KITAKATOLIK.COM—Hampir semua imam Katolik di Sierra Leone, salah satu negara Afrika, memiliki orangtua beragama Islam. Menurut Uskup Natale Paganelli, Uskup Keuskupan Makeni di Sierra Leone, Afrika, mereka menjadi imam meski berorangtuakan penganut Islam karena faktor pendidikan.
“Kebanyakan Pastor Katolik adalah putra-putra Muslim. Mengapa? Karena sekolahnya,” kata Uskup dari Ordo Xaverian, kelahiran Italia ini. Sebelum jadi uskup, ia menghabiskan 22 tahun imamatnya di Mexico dan selanjutnya menjadi AdministratorApostolik Keuskupan Makeni di Sierra Leone dari tahun 2012–2023.
“Ketika Xaverian tiba, mereka menggunakan strategi yang sangat menarik. Karena hampir tidak ada sekolah di wilayah utara negara itu, mereka mulai mendirikan sekolah tersebut, mula-mula sekolah dasar, kemudian sekolah menengah.
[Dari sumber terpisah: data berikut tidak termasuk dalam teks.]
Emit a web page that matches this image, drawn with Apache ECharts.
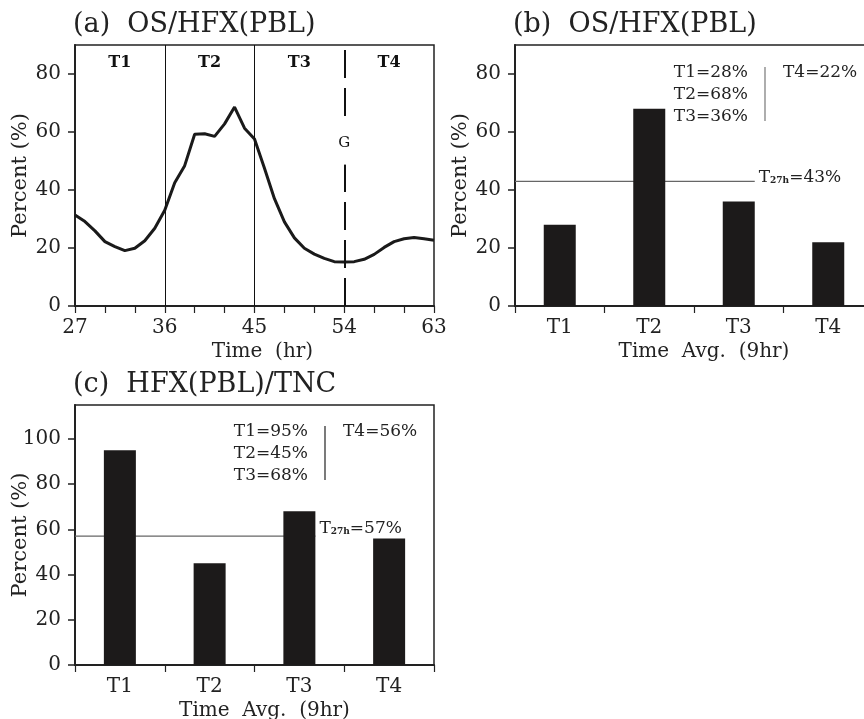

Evangelisasi dilakukan melalui sekolah-sekolah,” katanya.
Mengenai umat Islam yang bersekolah di sekolah Katolik, Paganelli menjelaskan bahwa “mayoritas dari mereka, bersekolah di sekolah kita yang memiliki banyak gengsi, alhamdulillah, bersentuhan dengan agama Kristen, dengan para pastor, dan pada titik tertentu mereka meminta dibabtis dan mengikuti kursus katekumenal di sekolah yang sama. Secara umum, tidak ada penolakan dari orang tua.”
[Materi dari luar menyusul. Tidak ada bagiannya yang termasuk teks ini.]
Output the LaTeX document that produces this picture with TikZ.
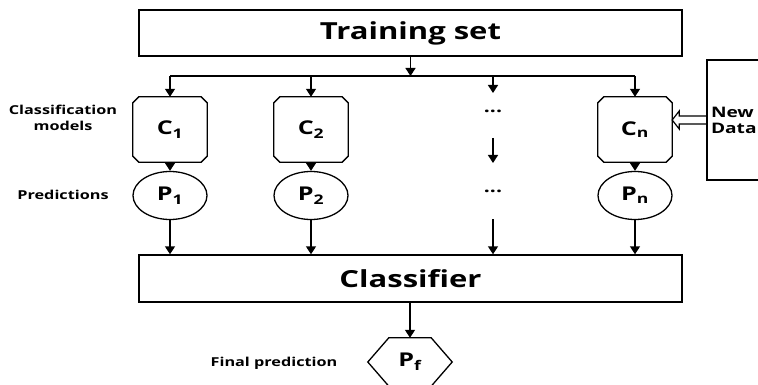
\documentclass[tikz,border=0pt]{standalone}
\usepackage{fontspec}
\setmainfont{Open Sans}
\newfontfamily\wf[FakeStretch=1.32]{Open Sans}
\usetikzlibrary{arrows.meta,shapes.geometric}
\newcommand\octashape[1]{%
  \draw[line width=1.3pt] ([xshift=6pt]#1.north west) -- ([xshift=-6pt]#1.north east)
    -- ([yshift=-6pt]#1.north east) -- ([yshift=6pt]#1.south east)
    -- ([xshift=-6pt]#1.south east) -- ([xshift=6pt]#1.south west)
    -- ([yshift=6pt]#1.south west) -- ([yshift=-6pt]#1.north west) -- cycle;}
\begin{document}
\begin{tikzpicture}[x=1pt,y=-1pt,
  ln/.style={line width=1.4pt},
  arr/.style={ln,-{Triangle[length=8pt,width=10pt]}},
  bigbox/.style={draw,ln,minimum width=543pt,minimum height=46pt,inner sep=0pt,font=\wf\bfseries\fontsize{23.5}{26}\selectfont},
  cbox/.style={rectangle,minimum width=74pt,minimum height=65pt,inner sep=0pt,font=\wf\bfseries\fontsize{19}{21}\selectfont},
  pell/.style={ellipse,draw,line width=1.3pt,minimum width=74pt,minimum height=48pt,inner sep=0pt,font=\wf\bfseries\fontsize{19}{21}\selectfont},
  hexa/.style={rectangle,minimum width=84pt,minimum height=48pt,inner sep=0pt,font=\wf\bfseries\fontsize{19}{21}\selectfont},
  lab/.style={font=\wf\bfseries\fontsize{12.3}{16}\selectfont,align=center},
  dots/.style={font=\wf\bfseries\fontsize{16}{18}\selectfont}
]
\useasboundingbox (0,0) rectangle (758,385);
\clip (0,0) rectangle (758,385);

\node[bigbox] (train) at (410.5,33) {Training set};
\node[bigbox,minimum height=47pt] (clf) at (410.5,278.5) {Classifier};

\node[cbox] (C1) at (170,129.5) {C\textsubscript{1}};
\node[cbox] (C2) at (311,129.5) {C\textsubscript{2}};
\node[cbox] (Cn) at (635,129.5) {C\textsubscript{n}};
\octashape{C1}\octashape{C2}\octashape{Cn}

\node[pell] (P1) at (170,195.5) {P\textsubscript{1}};
\node[pell] (P2) at (311,195.5) {P\textsubscript{2}};
\node[pell] (Pn) at (635,195.5) {P\textsubscript{n}};

\node[dots] (d1) at (493,111) {...};
\node[dots] (d2) at (493,191) {...};

\node[hexa] (Pf) at (410,362) {P\textsubscript{f}};
\draw[line width=1.3pt] (Pf.west) -- ([xshift=21pt]Pf.north west) -- ([xshift=-21pt]Pf.north east)
  -- (Pf.east) -- ([xshift=-21pt]Pf.south east) -- ([xshift=21pt]Pf.south west) -- cycle;

\node[draw,ln,minimum height=120pt,text width=85pt,inner xsep=4pt,align=left,
  font=\wf\bfseries\fontsize{14.5}{16}\selectfont] (nd) at (753.5,120) {New\\Data};

\node[lab] (lc) at (63,118) {Classification\\models};
\node[lab] (lp) at (63,195) {Predictions};
\node[lab] (lf) at (274,363) {Final prediction};

% branch line
\coordinate (bl) at (170,76);
\coordinate (br) at (635,76);
\coordinate (bt) at (train.south |- bl);
\coordinate (bd) at (493,76);
\coordinate (bde) at (493,93);
\coordinate (mds) at (493,138);
\coordinate (mde) at (493,163);
\coordinate (lds) at (493,219);
\coordinate (lde) at (clf.north -| lds);

\draw[arr] (train.south) -- (bt);
\draw[ln] (bl) -- (br);
\draw[arr] (bl) -- (C1.north);
\draw[arr] (C2.north |- bl) -- (C2.north);
\draw[arr] (bd) -- (bde);
\draw[arr] (br) -- (Cn.north);

\draw[arr] (C1.south) -- (P1.north);
\draw[arr] (C2.south) -- (P2.north);
\draw[arr] (Cn.south) -- (Pn.north);
\draw[arr] (mds) -- (mde);

\draw[arr] (P1.south) -- (clf.north -| P1.south);
\draw[arr] (P2.south) -- (clf.north -| P2.south);
\draw[arr] (Pn.south) -- (clf.north -| Pn.south);
\draw[arr] (lds) -- (lde);

\draw[arr] (clf.south -| Pf.north) -- (Pf.north);

% hollow arrow New Data -> Cn
\draw[line width=1.2pt,line join=miter]
  ([yshift=4pt]nd.west) -- ([xshift=7pt,yshift=4pt]Cn.east |- nd.west)
  -- ([xshift=7pt,yshift=9pt]Cn.east |- nd.west) -- (Cn.east |- nd.west)
  -- ([xshift=7pt,yshift=-9pt]Cn.east |- nd.west) -- ([xshift=7pt,yshift=-4pt]Cn.east |- nd.west)
  -- ([yshift=-4pt]nd.west);
\end{tikzpicture}
\end{document}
Menurut Uskup Paganelli, masyarakat Sierra Leone sangat toleran, toleransi agama mereka sangat tinggi. Toleransi ini, kata dia, merupakan hal terindah yang bisa diekspor ke dunia, tidak hanya berlian, emas, dan mineral lainnya.
Di tambahkannya, satu-satunya masalah serius di sana adalah permintaan dari kepala suku muslim yang meminta agar di setiap desa ada sekolah Katolik. Itu, kata dia lagi, merupakan satu hal yang sulit dilakukan, bahkan tidak mungkin.
“Saya tidak bisa membangun sekolah Katolik di setiap desa, itu tidak mungkin; sudah ada 400, jumlah yang sangat besar,” katanya seperti dilaporkan Walter Sanchez Silva kepada Catholic News Agency. Uskup asal Italia ini mengatakan saat ini terdapat lebih dari 100 imam di empat keuskupan di Sierra Leone.
“Jumlah imam bertambah namun panggilan religius, khususnya panggilan perempuan, sedikit berkurang karena hal tersebut lebih rumit, karena dalam budaya mereka perempuan tidak dihargai secara tinggi, sehingga lebih sulit bagi mereka untuk memikirkan tentang hidup bakti,” ujarnya. (Admin).